◆ Work to be completed: Return the material exactly, first line through the line containing "const pct = (v: number, total: number)", and nothing more. Pictures stay out.

◆ Dataset section:

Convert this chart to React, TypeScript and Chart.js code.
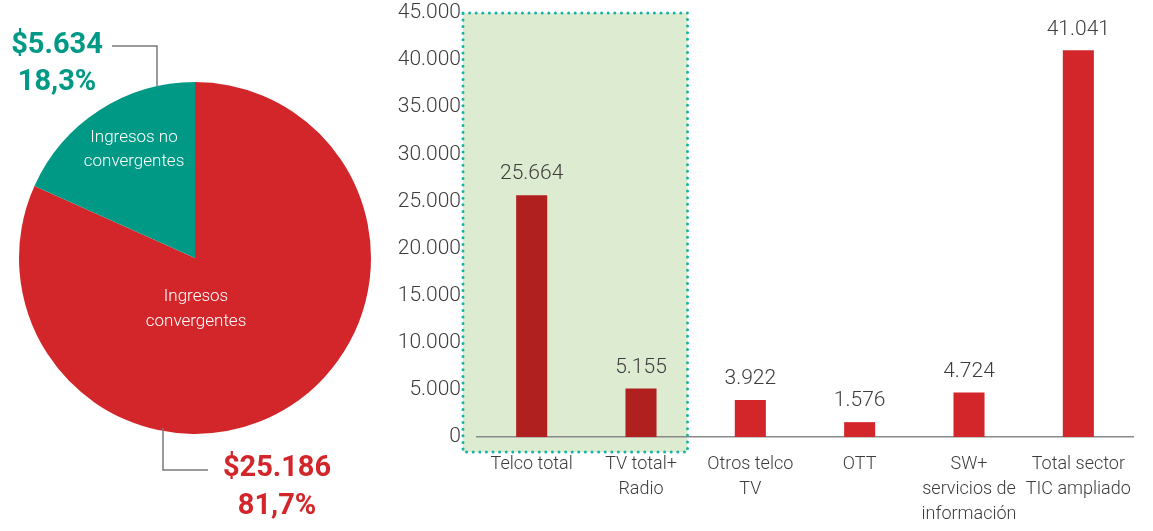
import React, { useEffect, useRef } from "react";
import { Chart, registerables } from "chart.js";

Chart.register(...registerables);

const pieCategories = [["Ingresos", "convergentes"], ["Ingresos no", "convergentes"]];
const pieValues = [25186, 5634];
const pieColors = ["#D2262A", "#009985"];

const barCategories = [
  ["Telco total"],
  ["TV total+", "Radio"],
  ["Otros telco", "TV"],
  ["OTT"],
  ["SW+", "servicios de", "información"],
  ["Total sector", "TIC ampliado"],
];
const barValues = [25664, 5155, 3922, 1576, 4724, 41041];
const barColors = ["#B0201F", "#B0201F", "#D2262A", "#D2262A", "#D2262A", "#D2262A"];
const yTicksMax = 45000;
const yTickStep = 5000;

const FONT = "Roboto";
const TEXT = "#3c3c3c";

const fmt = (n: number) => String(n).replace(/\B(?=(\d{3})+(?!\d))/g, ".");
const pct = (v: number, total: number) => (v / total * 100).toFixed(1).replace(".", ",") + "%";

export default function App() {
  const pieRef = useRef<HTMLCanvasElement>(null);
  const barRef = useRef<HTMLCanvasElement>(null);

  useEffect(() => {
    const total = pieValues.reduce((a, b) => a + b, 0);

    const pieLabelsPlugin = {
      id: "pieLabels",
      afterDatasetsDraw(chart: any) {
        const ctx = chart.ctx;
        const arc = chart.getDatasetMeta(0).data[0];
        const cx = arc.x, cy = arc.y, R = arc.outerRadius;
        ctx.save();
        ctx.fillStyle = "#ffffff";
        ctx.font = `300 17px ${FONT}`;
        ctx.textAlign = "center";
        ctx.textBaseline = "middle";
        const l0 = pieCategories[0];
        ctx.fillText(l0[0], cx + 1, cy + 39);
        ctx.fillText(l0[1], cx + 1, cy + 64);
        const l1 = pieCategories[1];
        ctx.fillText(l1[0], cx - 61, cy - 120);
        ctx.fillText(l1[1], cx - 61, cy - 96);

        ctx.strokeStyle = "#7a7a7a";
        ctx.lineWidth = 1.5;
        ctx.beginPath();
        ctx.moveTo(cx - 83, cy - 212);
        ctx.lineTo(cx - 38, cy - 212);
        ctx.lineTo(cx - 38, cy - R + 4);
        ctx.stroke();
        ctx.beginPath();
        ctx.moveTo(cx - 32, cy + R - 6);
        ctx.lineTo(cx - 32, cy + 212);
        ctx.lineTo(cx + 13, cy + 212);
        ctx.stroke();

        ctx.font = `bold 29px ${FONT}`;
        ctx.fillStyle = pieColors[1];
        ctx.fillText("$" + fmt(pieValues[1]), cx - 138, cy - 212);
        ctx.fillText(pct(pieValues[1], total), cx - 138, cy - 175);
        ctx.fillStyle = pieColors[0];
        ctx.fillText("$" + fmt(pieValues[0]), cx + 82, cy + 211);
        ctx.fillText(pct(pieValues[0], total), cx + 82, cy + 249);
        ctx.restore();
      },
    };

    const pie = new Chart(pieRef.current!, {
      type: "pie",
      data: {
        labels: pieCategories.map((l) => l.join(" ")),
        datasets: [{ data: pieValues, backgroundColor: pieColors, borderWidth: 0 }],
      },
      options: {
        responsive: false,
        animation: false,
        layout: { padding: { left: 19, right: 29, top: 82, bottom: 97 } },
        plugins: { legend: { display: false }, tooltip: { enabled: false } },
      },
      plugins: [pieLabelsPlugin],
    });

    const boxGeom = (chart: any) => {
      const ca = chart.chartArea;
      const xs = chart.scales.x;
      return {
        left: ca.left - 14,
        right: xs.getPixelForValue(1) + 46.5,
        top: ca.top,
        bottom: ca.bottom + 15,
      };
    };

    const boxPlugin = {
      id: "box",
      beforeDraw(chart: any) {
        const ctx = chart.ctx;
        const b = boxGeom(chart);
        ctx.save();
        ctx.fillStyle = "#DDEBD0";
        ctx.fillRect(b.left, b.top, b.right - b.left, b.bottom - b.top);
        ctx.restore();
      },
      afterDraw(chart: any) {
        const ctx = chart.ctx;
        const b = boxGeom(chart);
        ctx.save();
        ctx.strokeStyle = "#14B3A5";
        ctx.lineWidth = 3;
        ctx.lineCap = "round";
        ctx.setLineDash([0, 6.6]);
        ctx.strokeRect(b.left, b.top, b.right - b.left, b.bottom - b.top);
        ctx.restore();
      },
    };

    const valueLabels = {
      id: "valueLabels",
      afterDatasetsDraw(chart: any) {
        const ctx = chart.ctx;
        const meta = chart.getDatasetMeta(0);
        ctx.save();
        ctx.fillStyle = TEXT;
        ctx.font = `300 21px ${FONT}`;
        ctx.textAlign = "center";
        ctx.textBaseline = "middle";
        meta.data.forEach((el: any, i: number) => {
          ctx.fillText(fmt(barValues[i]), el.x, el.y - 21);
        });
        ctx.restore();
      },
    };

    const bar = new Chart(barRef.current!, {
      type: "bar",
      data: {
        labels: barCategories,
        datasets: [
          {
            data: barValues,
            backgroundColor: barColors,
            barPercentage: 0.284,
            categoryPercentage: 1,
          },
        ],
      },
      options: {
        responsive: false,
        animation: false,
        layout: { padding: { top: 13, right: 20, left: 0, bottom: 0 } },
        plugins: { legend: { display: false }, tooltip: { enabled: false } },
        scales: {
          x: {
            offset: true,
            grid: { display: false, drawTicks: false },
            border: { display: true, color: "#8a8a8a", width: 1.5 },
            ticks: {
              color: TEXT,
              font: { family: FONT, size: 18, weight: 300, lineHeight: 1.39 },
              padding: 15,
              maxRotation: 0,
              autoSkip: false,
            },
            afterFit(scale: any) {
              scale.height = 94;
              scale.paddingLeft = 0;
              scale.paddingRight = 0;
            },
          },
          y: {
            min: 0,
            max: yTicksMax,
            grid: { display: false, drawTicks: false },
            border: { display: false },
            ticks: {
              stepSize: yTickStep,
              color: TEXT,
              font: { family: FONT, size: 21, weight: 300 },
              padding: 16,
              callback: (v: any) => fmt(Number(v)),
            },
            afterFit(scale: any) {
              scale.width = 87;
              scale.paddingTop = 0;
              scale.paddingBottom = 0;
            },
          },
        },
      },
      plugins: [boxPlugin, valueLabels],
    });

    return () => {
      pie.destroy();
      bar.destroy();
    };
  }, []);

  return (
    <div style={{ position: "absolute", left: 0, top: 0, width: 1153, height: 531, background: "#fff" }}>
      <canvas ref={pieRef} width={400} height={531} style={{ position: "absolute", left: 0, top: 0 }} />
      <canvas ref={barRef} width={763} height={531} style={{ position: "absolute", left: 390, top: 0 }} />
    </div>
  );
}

◆ Finished task:
Convert this chart to React, TypeScript and Chart.js code.
import React, { useEffect, useRef } from "react";
import { Chart, registerables } from "chart.js";

Chart.register(...registerables);

const pieCategories = [["Ingresos", "convergentes"], ["Ingresos no", "convergentes"]];
const pieValues = [25186, 5634];
const pieColors = ["#D2262A", "#009985"];

const barCategories = [
  ["Telco total"],
  ["TV total+", "Radio"],
  ["Otros telco", "TV"],
  ["OTT"],
  ["SW+", "servicios de", "información"],
  ["Total sector", "TIC ampliado"],
];
const barValues = [25664, 5155, 3922, 1576, 4724, 41041];
const barColors = ["#B0201F", "#B0201F", "#D2262A", "#D2262A", "#D2262A", "#D2262A"];
const yTicksMax = 45000;
const yTickStep = 5000;

const FONT = "Roboto";
const TEXT = "#3c3c3c";

const fmt = (n: number) => String(n).replace(/\B(?=(\d{3})+(?!\d))/g, ".");
const pct = (v: number, total: number) => (v / total * 100).toFixed(1).replace(".", ",") + "%";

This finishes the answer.